Bob Kobelia

 

 

 Interview with Bob Kobelia on May 24, 2005

 

Transcription:

Hello, my name is Bob Kobelia . I am a forester and owner of Northeast Wood Products, here in Pownal, VT. My understanding is that this program is for you folks to understand a little bit about what people do to earn their livelihood from the land. For myself, I have more than one business as many of you will when you are older. I’ve had a real estate brokers license for many years and still handle land sales in southern Vermont. But what I went to college for was forestry. I graduated from the Syracuse forestry school in 1974 and ever since that time, I’ve had the majority of my livelihood doing forestry work for landowners, and still carry that out with manufacturing lumber for the flooring and furniture markets.
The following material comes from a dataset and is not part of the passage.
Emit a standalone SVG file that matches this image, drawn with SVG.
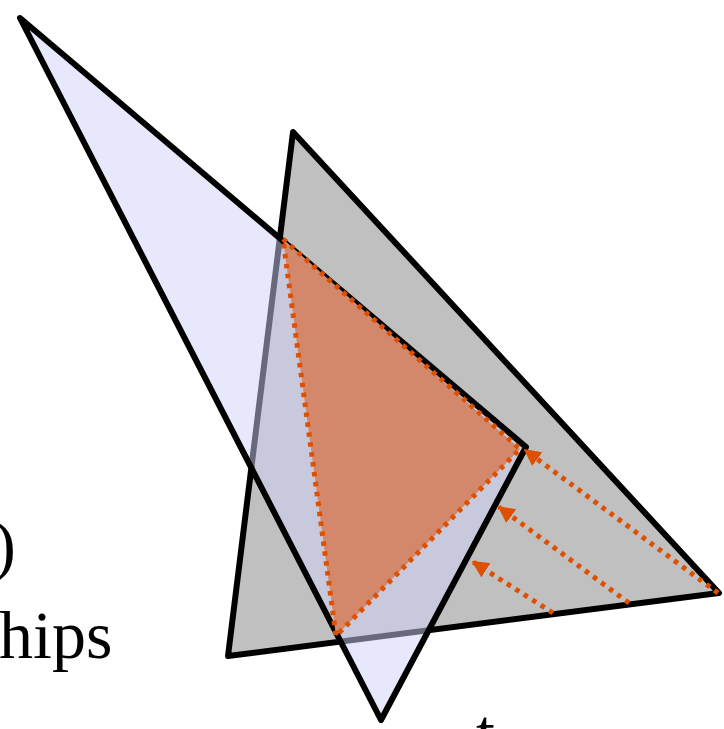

We are fortunate to have an area to grow some of the finest Northern red oak and the finest hard maple in the world just in our backyard. These trees are wonderful renewable resources and as registered, we try to practice good forestry, in the sense that we practice what we preach. Many of the timber lots that I do work for, we go in and selectively harvest timber in a schedule that’s flexible and at 15-year intervals. The way you do that is, your harvesting some of the mature trees that are in that class of 80-100 years old. Doing a light thinning, this way, you maintain fast growth and it lets you grow trees.

 

You can have slow growth or you can have fast growth doing what you can do to manage to maximize the forest growth and species today will make you a little more valuable crop 15-20 years from now.

 

In the mill itself, we do what we call the primary breakdown. And we do it by species, if it is red oak or hard maple or cherry, yellow birch, the majority of hardwood logs, by species and do our sorts of certain lumber too. And we use some ourselves.

 

But basically, the sorting of the lumber and selling for different customers.

 

In the northeast, 200 years ago, there was an awful lot of timber that was cleared for farming and after the civil war, a lot of the farms that were cleared right to the mountain top, started to revert back to forest. Of course, ending in 1865, it’s been well over 100 years that these steep mountain site farms grew over. In Vermont, now, over 85% of the land is wooded, in fact, if you were to try to build a house somewhere, you would probably have to clear some trees just because there are very few open spaces anymore and there’s been an increase in the available timber crop that’s growing every year. That trend has continued due to a variety of reasons. One, is less agricultural land, if you do not use it, it will grow.

 

Over the last 25 years, there’s been more quality forestry work done in this state than ever in its history and the benefits of that has improved the quality of the timber harvesting. It’s better to have good fast growing timber than to have old wood that has a lot of rot and defects in it when you saw it.

 

Vermont’s landscape has changed in the last 20 years, it’s a maturing timber lot. In early succession, we have these fields that grow over to young timber, you’ll find pine, white birch, poplar, species that are pioneer type trees come in, cherry maybe. These species need full sunlight and they grow in the full sun and develop into a young forest. As this area’s known to be a mature forest now, a mature forest is one that can grow underneath itself in the shade and we’re into an area here that’s heavy to beech, birch, and maple, and if you ever walk into a wood lot and look on the little trees and seedlings, you’d probably find a lot of birch, beech, and maple. When you cut a big tree, you’re going to have a lot of seedlings become the big trees later on. So to get transitional change, species are changing.

 

There’s been a few techno changes, the fundamentals are the same, it’s just how we get the finished product is different.